_Requirement:_ Copy each line exactly. Drop every picture.
[Start Available data]
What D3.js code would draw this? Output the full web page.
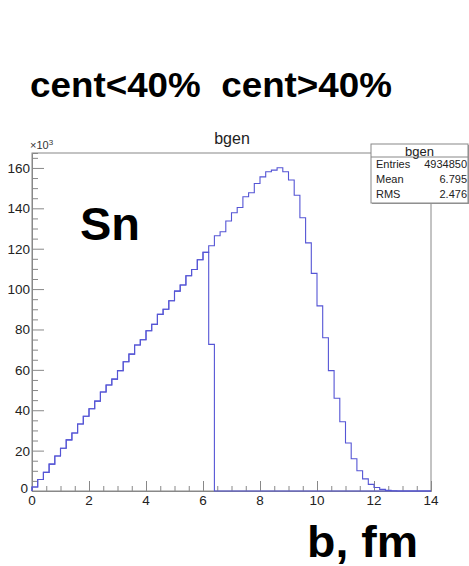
<!DOCTYPE html>
<html>
<head>
<meta charset="utf-8">
<script src="https://cdn.jsdelivr.net/npm/d3@7"></script>
<style>
  body { margin: 0; background: #fff; }
  svg { display: block; }
  text { font-family: "Liberation Sans", Arial, sans-serif; }
</style>
</head>
<body>
<script>
// bgen histogram, 70 bins of 0.2 fm between 0 and 14 (counts in units of 10^3)
var binLow = 0, binHigh = 14, binWidth = 0.2;

var allCounts = [
    2.0, 5.7, 9.2, 13.3, 17.3, 21.2, 25.3, 28.7, 33.2, 37.0,
    40.7, 44.5, 49.0, 52.5, 55.4, 59.6, 64.0, 67.8, 72.3, 74.9,
    79.4, 82.5, 87.5, 90.0, 94.2, 99.0, 102.0, 106.6, 109.7, 114.5,
    118.2, 121.5, 126.4, 128.4, 133.7, 137.8, 140.4, 145.7, 147.7, 152.3,
    155.6, 158.1, 158.9, 160.1, 158.1, 154.0, 146.5, 135.3, 122.9, 107.8,
    91.7, 75.9, 59.6, 45.9, 34.3, 23.8, 16.0, 10.0, 6.0, 3.3,
    1.7, 0.8, 0.3, 0.1, 0, 0, 0, 0, 0, 0
];

// central part (cent<40%): same bins up to b = 6.2, partial last bin, then empty
var centralCounts = [
    2.0, 5.7, 9.2, 13.3, 17.3, 21.2, 25.3, 28.7, 33.2, 37.0,
    40.7, 44.5, 49.0, 52.5, 55.4, 59.6, 64.0, 67.8, 72.3, 74.9,
    79.4, 82.5, 87.5, 90.0, 94.2, 99.0, 102.0, 106.6, 109.7, 114.5,
    118.2, 72.6, 0, 0, 0, 0, 0, 0, 0, 0,
    0, 0, 0, 0, 0, 0, 0, 0, 0, 0,
    0, 0, 0, 0, 0, 0, 0, 0, 0, 0,
    0, 0, 0, 0, 0, 0, 0, 0, 0, 0
];

var xTicks = [0, 2, 4, 6, 8, 10, 12, 14];
var yTicks = [0, 20, 40, 60, 80, 100, 120, 140, 160];

var statsRows = [["Entries", "4934850"], ["Mean", "6.795"], ["RMS", "2.476"]];

var width = 469, height = 566;
var frame = {left: 32, right: 431, top: 153, bottom: 491};
var yMax = 167.4;

var x = d3.scaleLinear().domain([binLow, binHigh]).range([frame.left, frame.right]);
var y = d3.scaleLinear().domain([0, yMax]).range([frame.bottom, frame.top]);

var svg = d3.select("body").append("svg")
    .attr("width", width)
    .attr("height", height);

// frame
svg.append("rect")
    .attr("x", frame.left)
    .attr("y", frame.top)
    .attr("width", frame.right - frame.left)
    .attr("height", frame.bottom - frame.top)
    .attr("fill", "none")
    .attr("stroke", "#888")
    .attr("stroke-width", 1);

// ROOT style ticks (inside the frame)
var xAxis = d3.axisBottom(x)
    .tickValues(d3.range(0, 14.01, 0.5))
    .tickSize(-5)
    .tickFormat("");
svg.append("g")
    .attr("transform", "translate(0," + frame.bottom + ")")
    .call(xAxis)
    .call(function(g) {
        g.select(".domain").attr("stroke", "#888");
        g.selectAll(".tick line").attr("stroke", "#888")
            .attr("y2", function(d) { return d % 2 === 0 ? -10 : -5; });
    });

var yAxis = d3.axisLeft(y)
    .tickValues(d3.range(0, 166, 5))
    .tickSize(-6)
    .tickFormat("");
svg.append("g")
    .attr("transform", "translate(" + frame.left + ",0)")
    .call(yAxis)
    .call(function(g) {
        g.select(".domain").attr("stroke", "#888");
        g.selectAll(".tick line").attr("stroke", "#888")
            .attr("x2", function(d) { return d % 20 === 0 ? 12 : 6; });
    });

// tick labels
svg.append("g").selectAll("text")
    .data(xTicks)
    .enter().append("text")
    .attr("x", function(d) { return x(d); })
    .attr("y", frame.bottom + 14)
    .attr("text-anchor", "middle")
    .attr("font-size", 13.5)
    .attr("fill", "#222")
    .text(function(d) { return d; });

svg.append("g").selectAll("text")
    .data(yTicks)
    .enter().append("text")
    .attr("x", function(d) { return d === 0 ? frame.left - 4 : frame.left - 2; })
    .attr("y", function(d) { return y(d) + (d === 0 ? 2 : 5); })
    .attr("text-anchor", "end")
    .attr("font-size", 13.5)
    .attr("fill", "#222")
    .text(function(d) { return d; });

var expo = svg.append("text")
    .attr("x", frame.left - 2)
    .attr("y", frame.top - 4)
    .attr("font-size", 11)
    .attr("fill", "#333");
expo.append("tspan").text("\u00d710");
expo.append("tspan").attr("dy", -4).attr("font-size", 8).text("3");

// histogram outlines
function stepPath(counts) {
    var pts = [[x(binLow), y(0)]];
    counts.forEach(function(v, i) {
        var lo = binLow + i * binWidth, hi = lo + binWidth;
        pts.push([x(lo), y(v)], [x(hi), y(v)]);
    });
    pts.push([x(binHigh), y(0)]);
    return d3.line()(pts);
}

svg.append("path")
    .attr("d", stepPath(allCounts))
    .attr("fill", "none")
    .attr("stroke", "#5555d5")
    .attr("stroke-width", 1.1);

svg.append("path")
    .attr("d", stepPath(centralCounts))
    .attr("fill", "none")
    .attr("stroke", "#5555d5")
    .attr("stroke-width", 1.1);

// histogram title
svg.append("text")
    .attr("x", 232)
    .attr("y", 144)
    .attr("text-anchor", "middle")
    .attr("font-size", 16)
    .attr("fill", "#222")
    .text("bgen");

// stats box
var box = {x: 371, y: 144, w: 97, h: 59};
svg.append("rect")
    .attr("x", box.x + 1).attr("y", box.y + 1)
    .attr("width", box.w).attr("height", box.h)
    .attr("fill", "#999");
svg.append("rect")
    .attr("x", box.x).attr("y", box.y)
    .attr("width", box.w).attr("height", box.h)
    .attr("fill", "#fff")
    .attr("stroke", "#888");
svg.append("line")
    .attr("x1", box.x).attr("x2", box.x + box.w)
    .attr("y1", box.y + 13).attr("y2", box.y + 13)
    .attr("stroke", "#888");
svg.append("text")
    .attr("x", box.x + box.w / 2)
    .attr("y", box.y + 11.5)
    .attr("text-anchor", "middle")
    .attr("font-size", 13)
    .attr("fill", "#222")
    .text("bgen");
statsRows.forEach(function(r, i) {
    var ty = box.y + 24 + i * 15;
    svg.append("text")
        .attr("x", box.x + 5).attr("y", ty)
        .attr("font-size", 11).attr("fill", "#222")
        .text(r[0]);
    svg.append("text")
        .attr("x", box.x + box.w - 1).attr("y", ty)
        .attr("text-anchor", "end")
        .attr("font-size", 11).attr("fill", "#222")
        .text(r[1]);
});

// slide annotations
svg.append("text")
    .attr("x", 30)
    .attr("y", 97)
    .attr("font-size", 35)
    .attr("font-weight", "bold")
    .attr("fill", "#000")
    .attr("textLength", 362)
    .attr("lengthAdjust", "spacingAndGlyphs")
    .attr("xml:space", "preserve")
    .style("white-space", "pre")
    .text("cent<40%  cent>40%");

svg.append("text")
    .attr("x", 80)
    .attr("y", 240)
    .attr("font-size", 47)
    .attr("font-weight", "bold")
    .attr("fill", "#000")
    .text("Sn");

svg.append("text")
    .attr("x", 307)
    .attr("y", 557)
    .attr("font-size", 45)
    .attr("font-weight", "bold")
    .attr("fill", "#000")
    .attr("textLength", 111)
    .attr("lengthAdjust", "spacingAndGlyphs")
    .text("b, fm");
</script>
</body>
</html>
[End Available data]
_Solved problem:_
What D3.js code would draw this? Output the full web page.
<!DOCTYPE html>
<html>
<head>
<meta charset="utf-8">
<script src="https://cdn.jsdelivr.net/npm/d3@7"></script>
<style>
  body { margin: 0; background: #fff; }
  svg { display: block; }
  text { font-family: "Liberation Sans", Arial, sans-serif; }
</style>
</head>
<body>
<script>
// bgen histogram, 70 bins of 0.2 fm between 0 and 14 (counts in units of 10^3)
var binLow = 0, binHigh = 14, binWidth = 0.2;

var allCounts = [
    2.0, 5.7, 9.2, 13.3, 17.3, 21.2, 25.3, 28.7, 33.2, 37.0,
    40.7, 44.5, 49.0, 52.5, 55.4, 59.6, 64.0, 67.8, 72.3, 74.9,
    79.4, 82.5, 87.5, 90.0, 94.2, 99.0, 102.0, 106.6, 109.7, 114.5,
    118.2, 121.5, 126.4, 128.4, 133.7, 137.8, 140.4, 145.7, 147.7, 152.3,
    155.6, 158.1, 158.9, 160.1, 158.1, 154.0, 146.5, 135.3, 122.9, 107.8,
    91.7, 75.9, 59.6, 45.9, 34.3, 23.8, 16.0, 10.0, 6.0, 3.3,
    1.7, 0.8, 0.3, 0.1, 0, 0, 0, 0, 0, 0
];

// central part (cent<40%): same bins up to b = 6.2, partial last bin, then empty
var centralCounts = [
    2.0, 5.7, 9.2, 13.3, 17.3, 21.2, 25.3, 28.7, 33.2, 37.0,
    40.7, 44.5, 49.0, 52.5, 55.4, 59.6, 64.0, 67.8, 72.3, 74.9,
    79.4, 82.5, 87.5, 90.0, 94.2, 99.0, 102.0, 106.6, 109.7, 114.5,
    118.2, 72.6, 0, 0, 0, 0, 0, 0, 0, 0,
    0, 0, 0, 0, 0, 0, 0, 0, 0, 0,
    0, 0, 0, 0, 0, 0, 0, 0, 0, 0,
    0, 0, 0, 0, 0, 0, 0, 0, 0, 0
];

var xTicks = [0, 2, 4, 6, 8, 10, 12, 14];
var yTicks = [0, 20, 40, 60, 80, 100, 120, 140, 160];

var statsRows = [["Entries", "4934850"], ["Mean", "6.795"], ["RMS", "2.476"]];

var width = 469, height = 566;
var frame = {left: 32, right: 431, top: 153, bottom: 491};
var yMax = 167.4;

var x = d3.scaleLinear().domain([binLow, binHigh]).range([frame.left, frame.right]);
var y = d3.scaleLinear().domain([0, yMax]).range([frame.bottom, frame.top]);

var svg = d3.select("body").append("svg")
    .attr("width", width)
    .attr("height", height);

// frame
svg.append("rect")
    .attr("x", frame.left)
    .attr("y", frame.top)
    .attr("width", frame.right - frame.left)
    .attr("height", frame.bottom - frame.top)
    .attr("fill", "none")
    .attr("stroke", "#888")
    .attr("stroke-width", 1);

// ROOT style ticks (inside the frame)
var xAxis = d3.axisBottom(x)
    .tickValues(d3.range(0, 14.01, 0.5))
    .tickSize(-5)
    .tickFormat("");
svg.append("g")
    .attr("transform", "translate(0," + frame.bottom + ")")
    .call(xAxis)
    .call(function(g) {
        g.select(".domain").attr("stroke", "#888");
        g.selectAll(".tick line").attr("stroke", "#888")
            .attr("y2", function(d) { return d % 2 === 0 ? -10 : -5; });
    });

var yAxis = d3.axisLeft(y)
    .tickValues(d3.range(0, 166, 5))
    .tickSize(-6)
    .tickFormat("");
svg.append("g")
    .attr("transform", "translate(" + frame.left + ",0)")
    .call(yAxis)
    .call(function(g) {
        g.select(".domain").attr("stroke", "#888");
        g.selectAll(".tick line").attr("stroke", "#888")
            .attr("x2", function(d) { return d % 20 === 0 ? 12 : 6; });
    });

// tick labels
svg.append("g").selectAll("text")
    .data(xTicks)
    .enter().append("text")
    .attr("x", function(d) { return x(d); })
    .attr("y", frame.bottom + 14)
    .attr("text-anchor", "middle")
    .attr("font-size", 13.5)
    .attr("fill", "#222")
    .text(function(d) { return d; });

svg.append("g").selectAll("text")
    .data(yTicks)
    .enter().append("text")
    .attr("x", function(d) { return d === 0 ? frame.left - 4 : frame.left - 2; })
    .attr("y", function(d) { return y(d) + (d === 0 ? 2 : 5); })
    .attr("text-anchor", "end")
    .attr("font-size", 13.5)
    .attr("fill", "#222")
    .text(function(d) { return d; });

var expo = svg.append("text")
    .attr("x", frame.left - 2)
    .attr("y", frame.top - 4)
    .attr("font-size", 11)
    .attr("fill", "#333");
expo.append("tspan").text("\u00d710");
expo.append("tspan").attr("dy", -4).attr("font-size", 8).text("3");

// histogram outlines
function stepPath(counts) {
    var pts = [[x(binLow), y(0)]];
    counts.forEach(function(v, i) {
        var lo = binLow + i * binWidth, hi = lo + binWidth;
        pts.push([x(lo), y(v)], [x(hi), y(v)]);
    });
    pts.push([x(binHigh), y(0)]);
    return d3.line()(pts);
}

svg.append("path")
    .attr("d", stepPath(allCounts))
    .attr("fill", "none")
    .attr("stroke", "#5555d5")
    .attr("stroke-width", 1.1);

svg.append("path")
    .attr("d", stepPath(centralCounts))
    .attr("fill", "none")
    .attr("stroke", "#5555d5")
    .attr("stroke-width", 1.1);

// histogram title
svg.append("text")
    .attr("x", 232)
    .attr("y", 144)
    .attr("text-anchor", "middle")
    .attr("font-size", 16)
    .attr("fill", "#222")
    .text("bgen");

// stats box
var box = {x: 371, y: 144, w: 97, h: 59};
svg.append("rect")
    .attr("x", box.x + 1).attr("y", box.y + 1)
    .attr("width", box.w).attr("height", box.h)
    .attr("fill", "#999");
svg.append("rect")
    .attr("x", box.x).attr("y", box.y)
    .attr("width", box.w).attr("height", box.h)
    .attr("fill", "#fff")
    .attr("stroke", "#888");
svg.append("line")
    .attr("x1", box.x).attr("x2", box.x + box.w)
    .attr("y1", box.y + 13).attr("y2", box.y + 13)
    .attr("stroke", "#888");
svg.append("text")
    .attr("x", box.x + box.w / 2)
    .attr("y", box.y + 11.5)
    .attr("text-anchor", "middle")
    .attr("font-size", 13)
    .attr("fill", "#222")
    .text("bgen");
statsRows.forEach(function(r, i) {
    var ty = box.y + 24 + i * 15;
    svg.append("text")
        .attr("x", box.x + 5).attr("y", ty)
        .attr("font-size", 11).attr("fill", "#222")
        .text(r[0]);
    svg.append("text")
        .attr("x", box.x + box.w - 1).attr("y", ty)
        .attr("text-anchor", "end")
        .attr("font-size", 11).attr("fill", "#222")
        .text(r[1]);
});

// slide annotations
svg.append("text")
    .attr("x", 30)
    .attr("y", 97)
    .attr("font-size", 35)
    .attr("font-weight", "bold")
    .attr("fill", "#000")
    .attr("textLength", 362)
    .attr("lengthAdjust", "spacingAndGlyphs")
    .attr("xml:space", "preserve")
    .style("white-space", "pre")
    .text("cent<40%  cent>40%");

svg.append("text")
    .attr("x", 80)
    .attr("y", 240)
    .attr("font-size", 47)
    .attr("font-weight", "bold")
    .attr("fill", "#000")
    .text("Sn");

svg.append("text")
    .attr("x", 307)
    .attr("y", 557)
    .attr("font-size", 45)
    .attr("font-weight", "bold")
    .attr("fill", "#000")
    .attr("textLength", 111)
    .attr("lengthAdjust", "spacingAndGlyphs")
    .text("b, fm");
</script>
</body>
</html>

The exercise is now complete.